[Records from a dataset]
- - -

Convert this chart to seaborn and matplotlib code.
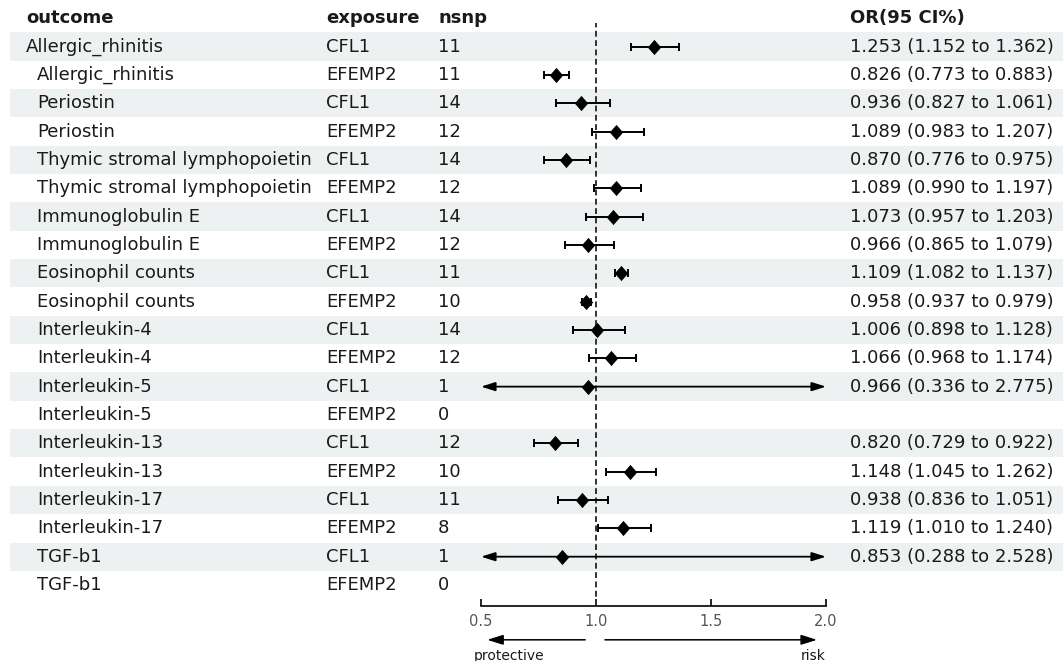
import numpy as np
import pandas as pd
import matplotlib
matplotlib.use("Agg")
import matplotlib.pyplot as plt
import matplotlib.transforms as mtransforms
from matplotlib.patches import Rectangle
import seaborn as sns

# -------------------------------
# data
# -------------------------------
outcomes = ["Allergic_rhinitis", "Allergic_rhinitis", "Periostin", "Periostin",
            "Thymic stromal lymphopoietin", "Thymic stromal lymphopoietin",
            "Immunoglobulin E", "Immunoglobulin E", "Eosinophil counts", "Eosinophil counts",
            "Interleukin-4", "Interleukin-4", "Interleukin-5", "Interleukin-5",
            "Interleukin-13", "Interleukin-13", "Interleukin-17", "Interleukin-17",
            "TGF-b1", "TGF-b1"]
exposures = ["CFL1", "EFEMP2"] * 10
nsnp = [11, 11, 14, 12, 14, 12, 14, 12, 11, 10, 14, 12, 1, 0, 12, 10, 11, 8, 1, 0]
or_vals = [1.253, 0.826, 0.936, 1.089, 0.870, 1.089, 1.073, 0.966, 1.109, 0.958,
           1.006, 1.066, 0.966, np.nan, 0.820, 1.148, 0.938, 1.119, 0.853, np.nan]
ci_low = [1.152, 0.773, 0.827, 0.983, 0.776, 0.990, 0.957, 0.865, 1.082, 0.937,
          0.898, 0.968, 0.336, np.nan, 0.729, 1.045, 0.836, 1.010, 0.288, np.nan]
ci_high = [1.362, 0.883, 1.061, 1.207, 0.975, 1.197, 1.203, 1.079, 1.137, 0.979,
           1.128, 1.174, 2.775, np.nan, 0.922, 1.262, 1.051, 1.240, 2.528, np.nan]
x_ticks = [0.5, 1.0, 1.5, 2.0]

df = pd.DataFrame({"outcome": outcomes, "exposure": exposures, "nsnp": nsnp,
                   "OR": or_vals, "lo": ci_low, "hi": ci_high})
df["row"] = np.arange(len(df))

XMIN, XMAX = 0.5, 2.0
W, H = 1063, 661

sns.set_theme(style="white")
plt.rcParams["font.family"] = ["DejaVu Sans"]
TXT = "#1a1a1a"

fig = plt.figure(figsize=(W / 100, H / 100), dpi=100)
fig.patch.set_facecolor("white")

# forest panel: x 481..826 px, y 23..606 px
ax = fig.add_axes([481 / W, 1 - 606 / H, 345 / W, 583 / H])
ax.patch.set_alpha(0)
ax.set_xlim(XMIN, XMAX)
ax.set_ylim(19.74, -0.83)

# row stripes
bt = mtransforms.blended_transform_factory(fig.transFigure, ax.transData)
for r in df["row"]:
    if r % 2 == 0:
        ax.add_patch(Rectangle((10 / W, r - 0.5), 1 - 10 / W, 1, transform=bt,
                               facecolor="#eef1f1", edgecolor="none", zorder=0, clip_on=False))

# reference line
ax.axvline(1.0, color="#333333", lw=1.4, ls=(0, (3, 1.8)), zorder=1)

# confidence intervals
ok = df.dropna()
inside = ok[(ok["lo"] >= XMIN) & (ok["hi"] <= XMAX)]
ax.errorbar(inside["OR"], inside["row"],
            xerr=[inside["OR"] - inside["lo"], inside["hi"] - inside["OR"]],
            fmt="none", ecolor="black", elinewidth=1.4, capsize=3, capthick=1.4,
            zorder=2, clip_on=False)
outside = ok[(ok["lo"] < XMIN) | (ok["hi"] > XMAX)]
for _, rw in outside.iterrows():
    ax.annotate("", xy=(max(rw["lo"], XMIN), rw["row"]), xytext=(min(rw["hi"], XMAX), rw["row"]),
                arrowprops=dict(arrowstyle="<|-|>,head_length=0.7,head_width=0.22",
                                color="black", lw=1.3, shrinkA=0, shrinkB=0),
                annotation_clip=False, zorder=2)

# point estimates
diamond = [(-0.88, 0), (0, 1), (0.88, 0), (0, -1), (-0.88, 0)]
sns.scatterplot(data=ok, x="OR", y="row", marker=diamond, s=120, color="black",
                edgecolor="black", linewidth=0, zorder=3, ax=ax, legend=False, clip_on=False)
ax.set_ylim(19.74, -0.83)
ax.set_xlim(XMIN, XMAX)

# axis styling
for side in ["top", "left", "right"]:
    ax.spines[side].set_visible(False)
ax.spines["bottom"].set_color("black")
ax.spines["bottom"].set_linewidth(1.2)
ax.spines["bottom"].set_bounds(XMIN, XMAX)
ax.set_yticks([])
ax.set_xticks(x_ticks)
ax.set_xticklabels([f"{t:.1f}" for t in x_ticks])
ax.tick_params(axis="x", direction="in", length=5, width=1.2, color="black",
               labelsize=10.5, labelcolor="#555555", pad=6, bottom=True)
ax.set_xlabel("")
ax.set_ylabel("")

# protective / risk arrows under the axis
ta = mtransforms.blended_transform_factory(ax.transData, ax.transAxes)
arrow_kw = dict(arrowstyle="-|>,head_length=0.8,head_width=0.25", color="black",
                lw=1.1, shrinkA=0, shrinkB=0)
ax.annotate("", xy=(0.527, -0.058), xytext=(0.953, -0.058), xycoords=ta, textcoords=ta,
            arrowprops=arrow_kw, annotation_clip=False)
ax.annotate("", xy=(1.961, -0.058), xytext=(1.039, -0.058), xycoords=ta, textcoords=ta,
            arrowprops=arrow_kw, annotation_clip=False)
ax.text(0.47, -0.085, "protective", transform=ta, ha="left", va="center",
        fontsize=10, color=TXT, clip_on=False)
ax.text(2.0, -0.085, "risk", transform=ta, ha="right", va="center",
        fontsize=10, color=TXT, clip_on=False)

# table columns
col_x = {"outcome": 26 / W, "exposure": 326 / W, "nsnp": 438 / W, "or": 850 / W}
hdr = dict(transform=bt, va="center", ha="left", fontsize=13, fontweight="bold", color=TXT)
ax.text(col_x["outcome"], -1, "outcome", **hdr)
ax.text(col_x["exposure"], -1, "exposure", **hdr)
ax.text(col_x["nsnp"], -1, "nsnp", **hdr)
ax.text(col_x["or"], -1, "OR(95 CI%)", **hdr)

cell = dict(transform=bt, va="center", ha="left", fontsize=13, color=TXT)
for _, rw in df.iterrows():
    r = rw["row"]
    ox = col_x["outcome"] if r == 0 else 37 / W
    ax.text(ox, r, rw["outcome"], **cell)
    ax.text(col_x["exposure"], r, rw["exposure"], **cell)
    ax.text(col_x["nsnp"], r, str(rw["nsnp"]), **cell)
    if not np.isnan(rw["OR"]):
        ax.text(col_x["or"], r, f"{rw['OR']:.3f} ({rw['lo']:.3f} to {rw['hi']:.3f})", **cell)

fig.savefig("out.png", dpi=100, facecolor="white")
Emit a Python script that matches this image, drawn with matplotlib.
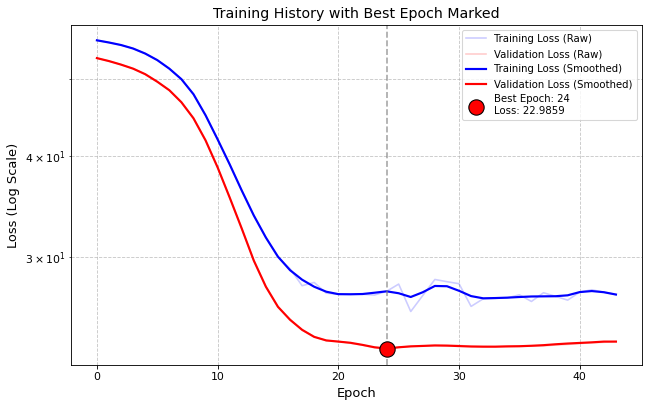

- - -

*Aim:* Filter the entries down to the lines with the word "this" in them.

*Solution to the exercise:*
Convert this chart to seaborn and matplotlib code.
Emit a Python script that matches this image, drawn with matplotlib.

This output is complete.